The National Teacher of the Year Program began in 1952 and is the oldest national honors program that focuses public attention on excellence in teaching. The National Teacher of the Year will be chosen by a selection committee in spring 2020. More about McCarthy is below. Video footage of McCarthy is available on the Wisconsin Department of Public Instruction's YouTube channel, at https://www.youtube.com/watch?v=38oEC3FJFI8. 

About Wisconsin's 2020 National Teacher of the Year representative

Erin McCarthy strives to spark every child's curiosity about history, along with their sense of agency in the present, so that they leave her class enthusiastic not only to explore the world, but to improve it.

McCarthy sparks curiosity and motivates reluctant learners by connecting them to diverse figures, especially those whose voices have been left out of history. McCarthy has developed a curriculum for writing these voices back into the narrative. At the end of the year, students perform an exercise of rewriting a chapter from their own textbook with a goal of making the story more complete. This project has successfully engaged students who were otherwise reluctant to learn.
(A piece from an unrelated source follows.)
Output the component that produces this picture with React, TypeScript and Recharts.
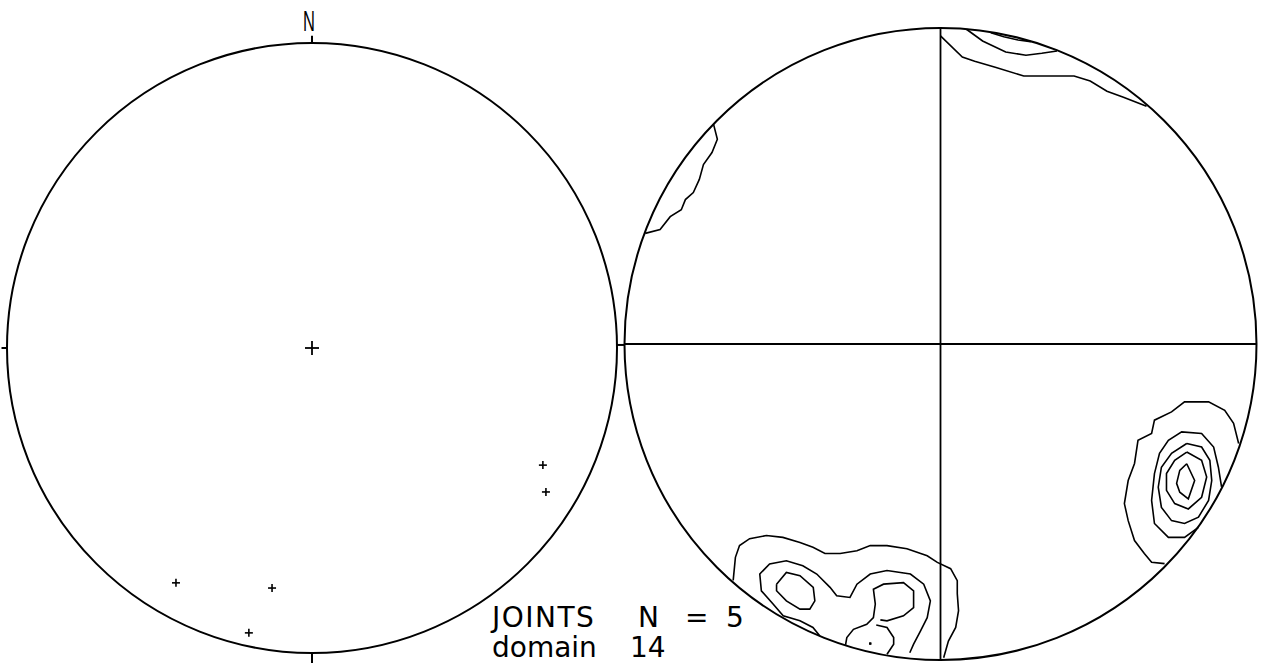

McCarthy labors to truly include every student in her classroom's community. "I’ve shifted the focus in my classroom to valuing the experience of each student and not teaching to the 'average,'" she explained. "The work is exhausting but yields the greatest rewards." She will, for example, take extra time to find the right story from history to engage a struggling reader. She includes visual, musical, and tactile experiences in her classroom so a diverse range of students can learn effectively. In addition, McCarthy embarked on a multi-year project to ensure students in special education can fully participate in her class's National History Day project.

It was McCarthy who originally brought National History Day to the school. Students pick a historical topic of choice and learn to manage complex a project comprising research, collaboration, developing an argument, and sharing outside the classroom. Over four years of collaboration between McCarthy and special educators, Greendale's National History Day project has gradually become truly inclusive of students with disabilities.
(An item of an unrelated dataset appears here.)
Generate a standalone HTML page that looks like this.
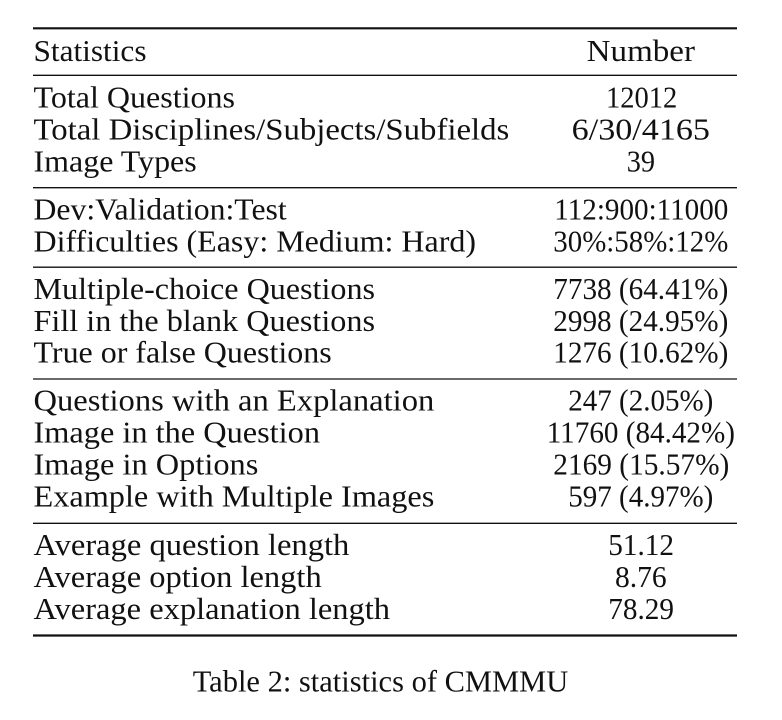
<!DOCTYPE html>
<html>
<head>
<meta charset="utf-8">
<style>
html,body{margin:0;padding:0;background:#fff;}
svg{display:block;}
text{font-family:"Liberation Serif",serif;font-size:31px;fill:#111;}
</style>
</head>
<body>
<svg width="782" height="720" viewBox="0 0 782 720" xmlns="http://www.w3.org/2000/svg">
<rect width="782" height="720" fill="#fff"/>
<g stroke="#111">
<line x1="33" y1="28.3" x2="737" y2="28.3" stroke-width="2.2"/>
<line x1="33" y1="75.3" x2="737" y2="75.3" stroke-width="1.3"/>
<line x1="33" y1="187.7" x2="737" y2="187.7" stroke-width="1.3"/>
<line x1="33" y1="267.2" x2="737" y2="267.2" stroke-width="1.3"/>
<line x1="33" y1="379" x2="737" y2="379" stroke-width="1.3"/>
<line x1="33" y1="523.3" x2="737" y2="523.3" stroke-width="1.3"/>
<line x1="33" y1="635.5" x2="737" y2="635.5" stroke-width="2.2"/>
</g>
<g lengthAdjust="spacingAndGlyphs">
<text x="33.5" y="61" textLength="113" lengthAdjust="spacingAndGlyphs">Statistics</text>
<text x="586.7" y="61" textLength="108.3" lengthAdjust="spacingAndGlyphs">Number</text>

<text x="33.5" y="107.3" textLength="201.5" lengthAdjust="spacingAndGlyphs">Total Questions</text>
<text x="33.5" y="139.5" textLength="475.8" lengthAdjust="spacingAndGlyphs">Total Disciplines/Subjects/Subfields</text>
<text x="33.5" y="171.7" textLength="163.2" lengthAdjust="spacingAndGlyphs">Image Types</text>
<text x="606" y="107.3" textLength="71.3" lengthAdjust="spacingAndGlyphs">12012</text>
<text x="571.7" y="139.5" textLength="138.3" lengthAdjust="spacingAndGlyphs">6/30/4165</text>
<text x="626.7" y="171.7" textLength="28.3" lengthAdjust="spacingAndGlyphs">39</text>

<text x="33.5" y="219.7" textLength="253.2" lengthAdjust="spacingAndGlyphs">Dev:Validation:Test</text>
<text x="33.5" y="251.5" textLength="442.5" lengthAdjust="spacingAndGlyphs">Difficulties (Easy: Medium: Hard)</text>
<text x="554.3" y="219.7" textLength="174" lengthAdjust="spacingAndGlyphs">112:900:11000</text>
<text x="553.3" y="251.5" textLength="175" lengthAdjust="spacingAndGlyphs">30%:58%:12%</text>

<text x="33.5" y="299" textLength="341.5" lengthAdjust="spacingAndGlyphs">Multiple-choice Questions</text>
<text x="33.5" y="330.8" textLength="341.5" lengthAdjust="spacingAndGlyphs">Fill in the blank Questions</text>
<text x="33.5" y="362.7" textLength="298.2" lengthAdjust="spacingAndGlyphs">True or false Questions</text>
<text x="553.3" y="299" textLength="175" lengthAdjust="spacingAndGlyphs">7738 (64.41%)</text>
<text x="553.3" y="330.8" textLength="175" lengthAdjust="spacingAndGlyphs">2998 (24.95%)</text>
<text x="553.3" y="362.7" textLength="175" lengthAdjust="spacingAndGlyphs">1276 (10.62%)</text>

<text x="33.5" y="410.3" textLength="400.8" lengthAdjust="spacingAndGlyphs">Questions with an Explanation</text>
<text x="33.5" y="442.5" textLength="286.5" lengthAdjust="spacingAndGlyphs">Image in the Question</text>
<text x="33.5" y="474.5" textLength="224.8" lengthAdjust="spacingAndGlyphs">Image in Options</text>
<text x="33.5" y="506.7" textLength="400.8" lengthAdjust="spacingAndGlyphs">Example with Multiple Images</text>
<text x="568.3" y="410.3" textLength="145" lengthAdjust="spacingAndGlyphs">247 (2.05%)</text>
<text x="546.7" y="442.5" textLength="188.3" lengthAdjust="spacingAndGlyphs">11760 (84.42%)</text>
<text x="553.3" y="474.5" textLength="176" lengthAdjust="spacingAndGlyphs">2169 (15.57%)</text>
<text x="568.3" y="506.7" textLength="145" lengthAdjust="spacingAndGlyphs">597 (4.97%)</text>

<text x="33.5" y="555" textLength="315.8" lengthAdjust="spacingAndGlyphs">Average question length</text>
<text x="33.5" y="587" textLength="288.2" lengthAdjust="spacingAndGlyphs">Average option length</text>
<text x="33.5" y="619" textLength="356.5" lengthAdjust="spacingAndGlyphs">Average explanation length</text>
<text x="608.3" y="555" textLength="65.7" lengthAdjust="spacingAndGlyphs">51.12</text>
<text x="615" y="587" textLength="51.7" lengthAdjust="spacingAndGlyphs">8.76</text>
<text x="608.3" y="619" textLength="65.7" lengthAdjust="spacingAndGlyphs">78.29</text>

<text x="192.7" y="691.7" textLength="375.6" lengthAdjust="spacingAndGlyphs">Table 2: statistics of CMMMU</text>
</g>
</svg>
</body>
</html>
McCarthy is a leader in engaging students in self-directed research, known as "inquiry-based learning." Educators nationwide asked to learn about her "Four I's of Inquiry" model for fueling students' curiosity. The approach shows versatility; her class even used it to respond to a "crisis of unkindness" at school. Inspired by historical examples yet working with current data, students developed plans for improving their school culture, presented them to administration, and formed a “Fix It to Fight It Club."
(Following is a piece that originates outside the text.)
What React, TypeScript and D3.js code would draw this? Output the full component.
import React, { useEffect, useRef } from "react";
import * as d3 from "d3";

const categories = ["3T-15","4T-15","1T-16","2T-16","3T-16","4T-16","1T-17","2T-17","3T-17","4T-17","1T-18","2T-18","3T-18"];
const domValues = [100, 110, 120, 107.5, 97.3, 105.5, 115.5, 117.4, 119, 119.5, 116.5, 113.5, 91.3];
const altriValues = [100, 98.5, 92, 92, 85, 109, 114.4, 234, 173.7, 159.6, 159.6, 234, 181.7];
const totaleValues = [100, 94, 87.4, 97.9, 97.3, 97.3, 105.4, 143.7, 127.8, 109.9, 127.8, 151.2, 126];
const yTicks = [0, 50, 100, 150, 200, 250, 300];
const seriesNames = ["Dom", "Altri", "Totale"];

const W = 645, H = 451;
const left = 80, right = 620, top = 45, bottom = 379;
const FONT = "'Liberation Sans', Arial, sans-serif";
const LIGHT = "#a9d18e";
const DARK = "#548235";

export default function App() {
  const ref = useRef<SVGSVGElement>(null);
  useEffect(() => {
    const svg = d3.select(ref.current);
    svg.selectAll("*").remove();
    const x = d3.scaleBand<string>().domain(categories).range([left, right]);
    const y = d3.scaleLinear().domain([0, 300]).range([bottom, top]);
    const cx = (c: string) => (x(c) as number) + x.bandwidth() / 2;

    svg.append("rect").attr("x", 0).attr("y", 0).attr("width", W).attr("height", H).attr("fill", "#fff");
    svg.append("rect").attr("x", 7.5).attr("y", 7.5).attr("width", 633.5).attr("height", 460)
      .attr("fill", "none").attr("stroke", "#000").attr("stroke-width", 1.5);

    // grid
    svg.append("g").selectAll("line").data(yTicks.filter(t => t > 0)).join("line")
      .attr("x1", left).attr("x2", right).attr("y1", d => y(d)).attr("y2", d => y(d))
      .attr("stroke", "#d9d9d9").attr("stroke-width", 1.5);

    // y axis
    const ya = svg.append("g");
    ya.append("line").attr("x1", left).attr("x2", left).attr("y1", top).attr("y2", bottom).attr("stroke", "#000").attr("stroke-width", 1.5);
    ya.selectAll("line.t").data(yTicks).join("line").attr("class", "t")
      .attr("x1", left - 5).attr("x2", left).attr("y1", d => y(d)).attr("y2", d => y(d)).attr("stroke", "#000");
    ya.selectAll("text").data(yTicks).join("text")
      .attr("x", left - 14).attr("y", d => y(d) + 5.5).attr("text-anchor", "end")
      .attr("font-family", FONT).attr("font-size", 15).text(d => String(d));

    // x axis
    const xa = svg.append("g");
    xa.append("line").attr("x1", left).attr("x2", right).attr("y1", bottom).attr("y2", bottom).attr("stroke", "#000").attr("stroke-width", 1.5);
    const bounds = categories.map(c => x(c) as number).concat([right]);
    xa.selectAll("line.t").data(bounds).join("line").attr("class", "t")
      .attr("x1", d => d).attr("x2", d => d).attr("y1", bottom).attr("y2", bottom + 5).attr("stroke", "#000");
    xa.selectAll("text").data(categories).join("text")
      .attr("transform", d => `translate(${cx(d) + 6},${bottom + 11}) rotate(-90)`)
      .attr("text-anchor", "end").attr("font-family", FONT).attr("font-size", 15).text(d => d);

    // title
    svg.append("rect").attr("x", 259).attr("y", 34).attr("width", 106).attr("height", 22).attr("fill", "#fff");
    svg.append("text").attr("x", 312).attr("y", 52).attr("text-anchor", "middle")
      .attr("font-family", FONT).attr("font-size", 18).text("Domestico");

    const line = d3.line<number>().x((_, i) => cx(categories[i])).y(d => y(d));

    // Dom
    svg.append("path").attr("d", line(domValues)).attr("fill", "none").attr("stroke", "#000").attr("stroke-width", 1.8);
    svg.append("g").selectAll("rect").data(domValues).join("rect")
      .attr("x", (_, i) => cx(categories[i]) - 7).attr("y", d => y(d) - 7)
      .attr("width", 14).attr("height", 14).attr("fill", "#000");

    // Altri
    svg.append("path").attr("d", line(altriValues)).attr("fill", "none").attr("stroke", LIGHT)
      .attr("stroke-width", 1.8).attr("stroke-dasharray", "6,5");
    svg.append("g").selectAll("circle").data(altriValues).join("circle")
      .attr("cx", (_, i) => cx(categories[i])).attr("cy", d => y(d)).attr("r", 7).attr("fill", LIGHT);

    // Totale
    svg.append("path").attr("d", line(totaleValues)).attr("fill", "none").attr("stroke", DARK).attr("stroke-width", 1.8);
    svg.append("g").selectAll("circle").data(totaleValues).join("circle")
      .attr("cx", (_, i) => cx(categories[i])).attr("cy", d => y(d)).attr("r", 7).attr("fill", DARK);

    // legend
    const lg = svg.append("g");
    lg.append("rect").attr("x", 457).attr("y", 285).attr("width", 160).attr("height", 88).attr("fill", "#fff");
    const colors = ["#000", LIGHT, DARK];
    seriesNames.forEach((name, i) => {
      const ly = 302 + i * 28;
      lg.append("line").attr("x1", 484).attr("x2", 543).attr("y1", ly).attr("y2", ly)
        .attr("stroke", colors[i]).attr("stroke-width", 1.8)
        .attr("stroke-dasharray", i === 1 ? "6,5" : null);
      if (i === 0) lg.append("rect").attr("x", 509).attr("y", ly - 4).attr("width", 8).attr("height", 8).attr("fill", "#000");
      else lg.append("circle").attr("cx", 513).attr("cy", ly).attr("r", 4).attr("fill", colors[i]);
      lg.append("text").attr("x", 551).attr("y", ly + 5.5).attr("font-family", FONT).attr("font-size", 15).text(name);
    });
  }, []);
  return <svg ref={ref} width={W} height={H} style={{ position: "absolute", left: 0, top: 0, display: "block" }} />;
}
Another way McCarthy connects students to history — inviting family histories into the curriculum — also helps families connect to the school. One mother thanked McCarthy after students interviewed family members about the 2001 terrorist attacks. "Being from a military family, September 11 was a life changing day for us … Thank you for providing this teachable and talkable moment."

Musing on the world of education, McCarthy would like to see more focus on making the community an extension of the classroom, for career development and civic participation. She's excited about the "whole child" movement, which emphasizes education for social, emotional, and other goals, in addition to academic assessment scores. In McCarthy's classroom, skills like working hard and pushing one's self get equal weight as growth in one's knowledge and academic abilities.

In addition to classroom responsibilities, McCarthy serves on teams for diversity and equity in her school district; she has helped trained teachers to provide students with disabilities with opportunities to grow and succeed. McCarthy is a member of the board of directors of the League of Women Voters of Milwaukee County, and has participated in numerous professional development opportunities in her field throughout the country. She holds a bachelor's degree in history from Roosevelt University, Chicago, and a master’s in public history from Loyola University, Chicago.